Boomerang roller coaster

Batgirl Batarang (formerly known as Boomerang and Escorpión) is a shuttle roller coaster operating at Six Flags México since 1988. Originally built by Vekoma in 1984, it was the first of the company's Boomerang model.

== History ==
Boomerang first started at the former Rafaela Padilla in Puebla, Puebla in Mexico as Boomerang. It was built in 1984 as the first Boomerang ever built by Vekoma. In 1986, the roller coaster was removed from the park, being relocated to Reino Aventura in 1988 and keeping the same name. In 1992, Boomerang was renamed Escorpión and rethemed to a scorpion. In 1999, Six Flags purchased Reino Aventura, which became Six Flags México. In 2000, Escorpión was renamed back to Boomerang.

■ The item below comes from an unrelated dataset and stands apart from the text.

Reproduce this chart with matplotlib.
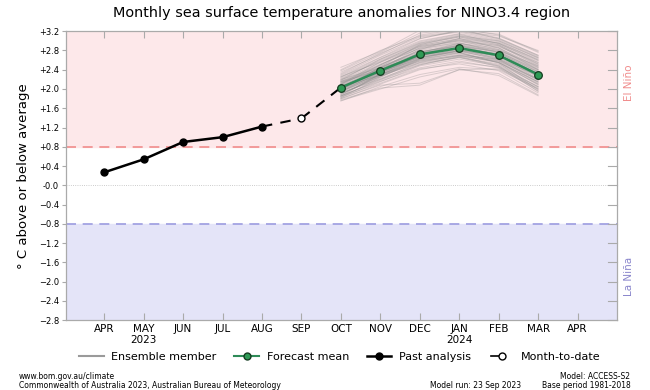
import matplotlib.pyplot as plt
import matplotlib.lines as mlines
from matplotlib.legend_handler import HandlerBase
import numpy as np

# month positions: 0 = APR 2023 ... 12 = APR 2024
months = ['APR', 'MAY\n2023', 'JUN', 'JUL', 'AUG', 'SEP', 'OCT', 'NOV',
          'DEC', 'JAN\n2024', 'FEB', 'MAR', 'APR']

past_x = [0, 1, 2, 3, 4]
past_vals = [0.27, 0.54, 0.90, 1.00, 1.22]

mtd_x = [5]
mtd_vals = [1.39]

fc_x = [6, 7, 8, 9, 10, 11]
fc_mean = [2.03, 2.38, 2.72, 2.85, 2.70, 2.30]

# ensemble members (OCT..MAR)
ensemble = [
    [1.95, 2.30, 2.65, 2.80, 2.65, 2.25],
    [2.10, 2.45, 2.80, 2.95, 2.80, 2.40],
    [1.85, 2.20, 2.55, 2.70, 2.55, 2.15],
    [2.20, 2.60, 2.95, 3.10, 2.95, 2.55],
    [2.00, 2.35, 2.70, 2.85, 2.70, 2.30],
    [1.90, 2.25, 2.60, 2.75, 2.55, 2.10],
    [2.15, 2.50, 2.85, 3.00, 2.90, 2.50],
    [1.80, 2.10, 2.40, 2.55, 2.45, 2.05],
    [2.05, 2.40, 2.75, 2.90, 2.75, 2.35],
    [2.25, 2.65, 3.00, 3.15, 3.00, 2.65],
    [1.95, 2.35, 2.75, 2.95, 2.85, 2.45],
    [2.05, 2.30, 2.60, 2.70, 2.55, 2.15],
    [1.88, 2.28, 2.68, 2.88, 2.78, 2.38],
    [2.12, 2.42, 2.70, 2.80, 2.60, 2.20],
    [1.98, 2.40, 2.82, 3.05, 2.95, 2.60],
    [2.30, 2.70, 3.05, 3.20, 3.05, 2.70],
    [1.75, 2.05, 2.30, 2.45, 2.40, 2.00],
    [2.00, 2.38, 2.66, 2.78, 2.62, 2.22],
    [2.08, 2.50, 2.90, 3.05, 2.85, 2.40],
    [1.92, 2.22, 2.52, 2.65, 2.50, 2.05],
    [2.18, 2.55, 2.88, 3.00, 2.82, 2.42],
    [1.85, 2.32, 2.72, 2.92, 2.80, 2.48],
    [2.02, 2.36, 2.68, 2.82, 2.68, 2.28],
    [2.10, 2.48, 2.78, 2.88, 2.72, 2.32],
    [1.96, 2.28, 2.58, 2.72, 2.60, 2.18],
    [2.22, 2.58, 2.92, 3.08, 2.92, 2.52],
    [1.82, 2.15, 2.48, 2.62, 2.48, 1.95],
    [2.06, 2.44, 2.82, 2.98, 2.88, 2.55],
    [1.94, 2.30, 2.62, 2.76, 2.58, 2.12],
    [2.14, 2.46, 2.74, 2.86, 2.66, 2.26],
    [2.40, 2.80, 3.10, 3.20, 3.10, 2.80],
    [1.78, 2.02, 2.08, 2.40, 2.32, 1.88],
    [2.00, 2.42, 2.86, 3.02, 2.90, 2.48],
    [2.04, 2.34, 2.64, 2.80, 2.70, 2.34],
    [1.90, 2.26, 2.64, 2.84, 2.74, 2.36],
    [2.16, 2.52, 2.84, 2.96, 2.76, 2.30],
    [1.98, 2.32, 2.70, 2.86, 2.72, 2.26],
    [2.08, 2.40, 2.76, 2.94, 2.82, 2.44],
    [1.86, 2.18, 2.50, 2.68, 2.58, 2.20],
    [2.24, 2.62, 2.96, 3.12, 2.98, 2.60],
    [2.02, 2.44, 2.78, 2.90, 2.70, 2.20],
    [1.94, 2.26, 2.56, 2.70, 2.62, 2.28],
    [2.12, 2.50, 2.88, 3.02, 2.86, 2.46],
    [1.80, 2.08, 2.12, 2.40, 2.42, 2.02],
    [2.06, 2.36, 2.62, 2.74, 2.56, 2.08],
    [2.45, 2.78, 3.22, 3.26, 3.12, 2.76],
    [2.35, 2.72, 3.12, 3.24, 3.06, 2.70],
    [1.76, 2.00, 2.25, 2.42, 2.28, 1.86],
    [2.28, 2.66, 3.04, 3.22, 3.14, 2.78],
    [1.84, 2.12, 2.42, 2.52, 2.38, 1.92],
    [2.18, 2.62, 2.98, 3.14, 2.94, 2.58],
    [1.92, 2.20, 2.50, 2.66, 2.46, 2.00],
    [2.26, 2.56, 2.90, 3.04, 2.92, 2.52],
    [1.88, 2.30, 2.70, 2.84, 2.62, 2.14],
    [2.32, 2.74, 3.08, 3.18, 3.02, 2.66],
    [1.82, 2.24, 2.62, 2.80, 2.68, 2.32],
    [2.14, 2.38, 2.66, 2.76, 2.54, 1.98],
    [1.98, 2.46, 2.92, 3.10, 3.00, 2.64],
    [2.20, 2.44, 2.68, 2.78, 2.64, 2.18],
    [1.96, 2.34, 2.76, 2.92, 2.76, 2.40],
    [2.04, 2.28, 2.54, 2.66, 2.52, 2.10],
    [2.10, 2.56, 2.94, 3.08, 2.96, 2.62],
    [1.86, 2.16, 2.44, 2.58, 2.44, 1.96],
    [2.38, 2.76, 3.16, 3.24, 3.04, 2.68],
    [2.00, 2.30, 2.58, 2.68, 2.48, 2.04],
    [2.16, 2.40, 2.72, 2.90, 2.78, 2.36],
]

yticks = np.arange(-2.8, 3.21, 0.4)
ytick_labels = []
for v in yticks:
    if abs(v) < 0.01:
        ytick_labels.append('-0.0')
    elif v > 0:
        ytick_labels.append('+%.1f' % v)
    else:
        ytick_labels.append('\u2212%.1f' % abs(v))


class HandlerMTD(HandlerBase):
    # short line on the left, open circle on the right
    def create_artists(self, legend, orig_handle, xdescent, ydescent,
                       width, height, fontsize, trans):
        y = height / 2 - ydescent
        x0 = -xdescent + width * 0.1
        line = mlines.Line2D([x0, x0 + width * 0.3], [y, y], color='black',
                             lw=1.2, transform=trans)
        mk = mlines.Line2D([x0 + width * 0.42], [y], ls='none', marker='o',
                           ms=5, mfc='white', mec='black', mew=1,
                           transform=trans)
        return [line, mk]


fig = plt.figure(figsize=(6.5, 3.9), dpi=100)
ax = fig.add_axes([0.1015, 0.179, 0.8477, 0.741])

ax.set_xlim(-0.97, 13.0)
ax.set_ylim(-2.8, 3.2)

# shaded regions
ax.axhspan(0.8, 3.2, color='#fde8ea', zorder=0)
ax.axhspan(-2.8, -0.8, color='#e4e4f8', zorder=0)
ax.axhline(0.8, color='#f08c8c', lw=1.2, dashes=(6, 4), zorder=1)
ax.axhline(-0.8, color='#9c9ce0', lw=1.2, dashes=(6, 4), zorder=1)
ax.axhline(0.0, color='#bbbbbb', lw=0.6, ls=':', zorder=1)

# ensemble
for mem in ensemble:
    ax.plot(fc_x, mem, color='#888888', lw=0.7, alpha=0.3, zorder=2)

# past analysis
ax.plot(past_x, past_vals, color='black', lw=1.8, marker='o', ms=5, zorder=4)
# dashed link to month-to-date and forecast
ax.plot([past_x[-1], mtd_x[0]], [past_vals[-1], mtd_vals[0]], color='black',
        lw=1.5, dashes=(5, 4), zorder=4)
ax.plot([mtd_x[0], fc_x[0]], [mtd_vals[0], fc_mean[0]], color='black',
        lw=1.5, dashes=(5, 4), zorder=4)
ax.plot(mtd_x, mtd_vals, ls='none', marker='o', ms=5, mfc='white',
        mec='black', mew=1, zorder=5)

# forecast mean
ax.plot(fc_x, fc_mean, color='#2e8b57', lw=1.8, marker='o', ms=5.5,
        mfc='#2e9a55', mec='#143c20', mew=0.9, zorder=5)

ax.set_xticks(range(len(months)))
ax.set_xticklabels(months, fontsize=7.5, linespacing=1.1)
ax.set_yticks(yticks)
ax.set_yticklabels(ytick_labels, fontsize=6)
ax.tick_params(axis='x', direction='in', length=5, color='#aaaaaa',
               top=True, pad=3)
ax.tick_params(axis='y', direction='out', length=3, color='#aaaaaa',
               pad=2, right=False)
# right-side inward ticks
for v in yticks:
    ax.plot([12.78, 13.0], [v, v], color='#aaaaaa', lw=0.8, zorder=3,
            clip_on=False)
for s in ax.spines.values():
    s.set_color('#aaaaaa')
    s.set_linewidth(0.9)

ax.set_ylabel('\u00b0 C above or below average', fontsize=9.5, labelpad=6)
ax.set_title('Monthly sea surface temperature anomalies for NINO3.4 region',
             fontsize=10.35, pad=10.5)

ax.text(1.012, 0.82, 'El Ni\u00f1o', transform=ax.transAxes, rotation=90,
        color='#f08c8c', fontsize=7.5, ha='left', va='center')
ax.text(1.012, 0.15, 'La Ni\u00f1a', transform=ax.transAxes, rotation=90,
        color='#8a86cc', fontsize=7.5, ha='left', va='center')

# legend
h1 = mlines.Line2D([], [], color='#9a9a9a', lw=1.5)
h2 = mlines.Line2D([], [], color='#2e8b57', lw=1.5, marker='o', ms=5,
                   mfc='#2e9a55', mec='#143c20')
h3 = mlines.Line2D([], [], color='black', lw=1.8, marker='o', ms=5)
h4 = mlines.Line2D([], [], color='black')
fig.legend([h1, h2, h3, h4],
           ['Ensemble member', 'Forecast mean', 'Past analysis', 'Month-to-date'],
           loc='center', bbox_to_anchor=(0.523, 0.085), ncol=4, frameon=False,
           fontsize=8, handlelength=2.2, columnspacing=1.6, handletextpad=0.7,
           handler_map={h4: HandlerMTD()})

fig.text(0.029, 0.028, 'www.bom.gov.au/climate', fontsize=5.5)
fig.text(0.029, 0.006,
         'Commonwealth of Australia 2023, Australian Bureau of Meteorology',
         fontsize=5.5)
fig.text(0.662, 0.006, 'Model run: 23 Sep 2023', fontsize=5.5)
fig.text(0.97, 0.028, 'Model: ACCESS-S2', fontsize=5.5, ha='right')
fig.text(0.97, 0.006, 'Base period 1981-2018', fontsize=5.5, ha='right')

fig.savefig('out.png', dpi=100)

In 2024, Six Flags announced that the roller coaster would be renamed once more, this time to Batgirl Batarang, based on the superhero of the same name.

== Ride experience ==
Batgirl Batarang is the first of more than fifty identical Boomerang roller coasters made by Vekoma. The ride begins with the train being pulled backward out of the station and up the 116.5 ft lift hill by a catch car. At the top of the lift hill, the train is released and speeds through the station, where it enters a cobra roll. Exiting the cobra roll, the train enters a vertical loop before ascending a chain lift hill. When the train reaches the top, the lift disengages, and the train falls backward through the inversions and tunnel before returning to the station. One cycle of the roller coaster takes about a minute and forty-eight seconds to complete.